Dataset with missing values. Provide as a data.table.

considered_variables

A character vector of variable names to be either imputed or used as predictors, excluding irrelevant columns from the imputation process.

method

Specifies the imputation method for each variable. Can be provided either:

  • as a single global method (e.g. "ranger"), applied to all variables, or

  • as a named list (e.g. as.list(var1 = "xgboost", var2="robust")), assigning a method to each variable individually. Supported methods:

pmm

Predictive Mean Matching (PMM) settings. Can be provided:

  • as a single TRUE/FALSE (global), or

  • as a named list, assigning PMM per (numeric) variable.

pmm_k

Number of nearest neighbors used in PMM. Accepted forms:

  • single global integer (applies to all variables), or

  • named list assigning values per variable, or

  • NULL (default), meaning:

    • k = 1 automatically for variables using PMM,

    • k = NULL for variables without PMM

pmm_k_method

Aggregation method used when pmm_k > 1 in PMM. Default is "mean". Accepted forms:

  • single global string ("mean", "median", "random"), or

  • single global function (called with the k nearest observed values), or

  • named list assigning methods per variable, or

  • NULL values inside such lists, which fall back to "mean" Semantics:

  • "mean": mean of the k nearest neighbors

  • "median": median of the k nearest neighbors

  • "random": random draw of one among the k nearest neighbors

  • function: custom aggregator returning one numeric value

learner_params

Hyperparameters for the chosen methods. Can be provided in three ways:

  • Per variable (e.g. list(mpg = list(num.trees = 500)))

  • Per method (e.g. list(ranger = list(num.trees = 600)))

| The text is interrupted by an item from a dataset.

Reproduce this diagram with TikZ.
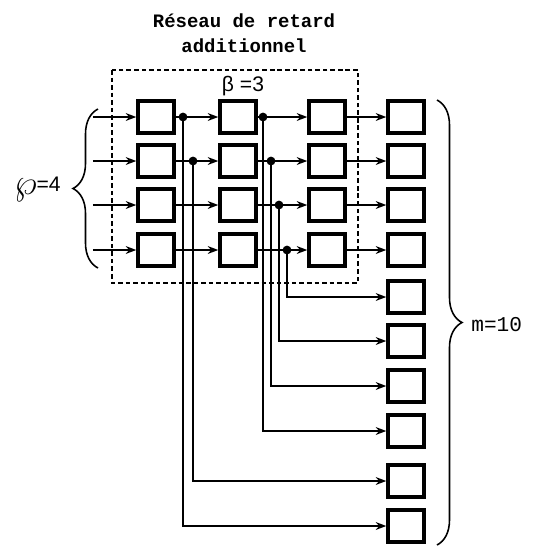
\documentclass[tikz,border=0pt]{standalone}
\usepackage{graphicx}
\usepackage{fontspec}
\setsansfont{Liberation Sans}
\setmonofont{Liberation Mono}
\usetikzlibrary{arrows.meta,decorations.pathreplacing}

\begin{document}
\begin{tikzpicture}[x=0.02cm,y=-0.02cm,
  cell/.style={draw,line width=2pt,minimum width=0.72cm,minimum height=0.64cm,inner sep=0pt},
  link/.style={-{Stealth[length=6pt,width=4.5pt]},line width=0.9pt},
  tap/.style={circle,fill,inner sep=0pt,minimum size=5pt},
  curly/.style={decorate,decoration={brace,amplitude=0.5cm},line width=0.9pt}]
\useasboundingbox (0,0) rectangle (533,549);
\node[font=\ttfamily\bfseries\fontsize{10.8}{14}\selectfont,align=center] (titre) at (244,33) {Réseau de retard\\additionnel};
\draw[line width=0.8pt,dash pattern=on 2.6pt off 1.7pt] (112,70) rectangle (358,283);
\node[font=\sffamily\fontsize{12}{14}\selectfont] (beta) at (243,86) {β =3};
% cellules de retard
\foreach \y [count=\i] in {117,161,205,250} {
  \foreach \x [count=\j] in {156,238,327}
    \node[cell] (a-\i-\j) at (\x,\y) {};
  \coordinate (in-\i) at (93,\y);
}
\foreach \y [count=\k] in {117,161,205,250,297,341,386,431,481,526}
  \node[cell] (o-\k) at (406,\y) {};
% chaines
\foreach \i in {1,...,4} {
  \draw[link] (in-\i) -- (a-\i-1);
  \draw[link] (a-\i-1) -- (a-\i-2);
  \draw[link] (a-\i-2) -- (a-\i-3);
  \draw[link] (a-\i-3) -- (o-\i);
}
% prises
\foreach \x/\y/\k in {183/117/10,193/161/9,263/117/8,271/161/7,279/205/6,287/250/5} {
  \node[tap] (t-\k) at (\x,\y) {};
  \draw[link] (t-\k.center) |- (o-\k);
}
% accolades
\draw[curly] (98,268) -- (98,109);
\node[font=\sffamily\fontsize{12}{14}\selectfont,anchor=east,inner sep=0pt] (rho) at (61,189) {\raisebox{-0.15em}{\scalebox{1.7}{$\wp$}}=4};
\draw[curly] (437,100) -- (437,545);
\node[font=\ttfamily\fontsize{12}{14}\selectfont,anchor=west,inner sep=0pt] (m) at (471,325) {m=10};
\end{tikzpicture}
\end{document}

  • Global, applied to all variables using the same method

formula

Optional modeling formula to restrict or transform predictor variables. Only supported for regularized (glmnet) and robust (lmrob/glmrob) methods Provide as a named list, e.g.:

  • list(mpg = mpg ~ hp + drat)

  • list(hp = log(hp) ~ wt + cyl) For X: follows the rules of model.matrix For Y: transformations supported are log(), exp(), sqrt(), I(1/..). Only applicable for numeric variables.

sequential

If TRUE, all variables with missing data are imputed sequentially across iterations.

nseq

Maximum number of iterations (if sequential is TRUE).

eps

Convergence threshold: the imputation process stops early if predictions change less than this amount across iterations.

imp_var

If TRUE, additional columns indicating imputed values (VAR_imp) are added.

pred_history

If TRUE, all predicted values across all iterations are stored.

tune

Hyperparameter tuning flag. Can be:

  • TRUE/FALSE globally

  • or a list specifying tuning per variable, e.g. list(var1 = TRUE) Tuning is performed halfway through nseq iterations.

verbose

If TRUE additional debugging output is provided

Value

Either:

  • the imputed dataset (default), or

  • a list containing the imputed dataset and prediction history, depending on the pred_history and tune settings.

Examples

if (FALSE) { # \dontrun{
x <- vimpute(data = sleep, sequential = FALSE)
y <- vimpute(data = sleep, sequential = TRUE, nseq = 3)
z <- vimpute(data = sleep, considered_variables =
       c("Sleep", "Dream", "Span", "BodyWgt"), sequential = FALSE)
} # }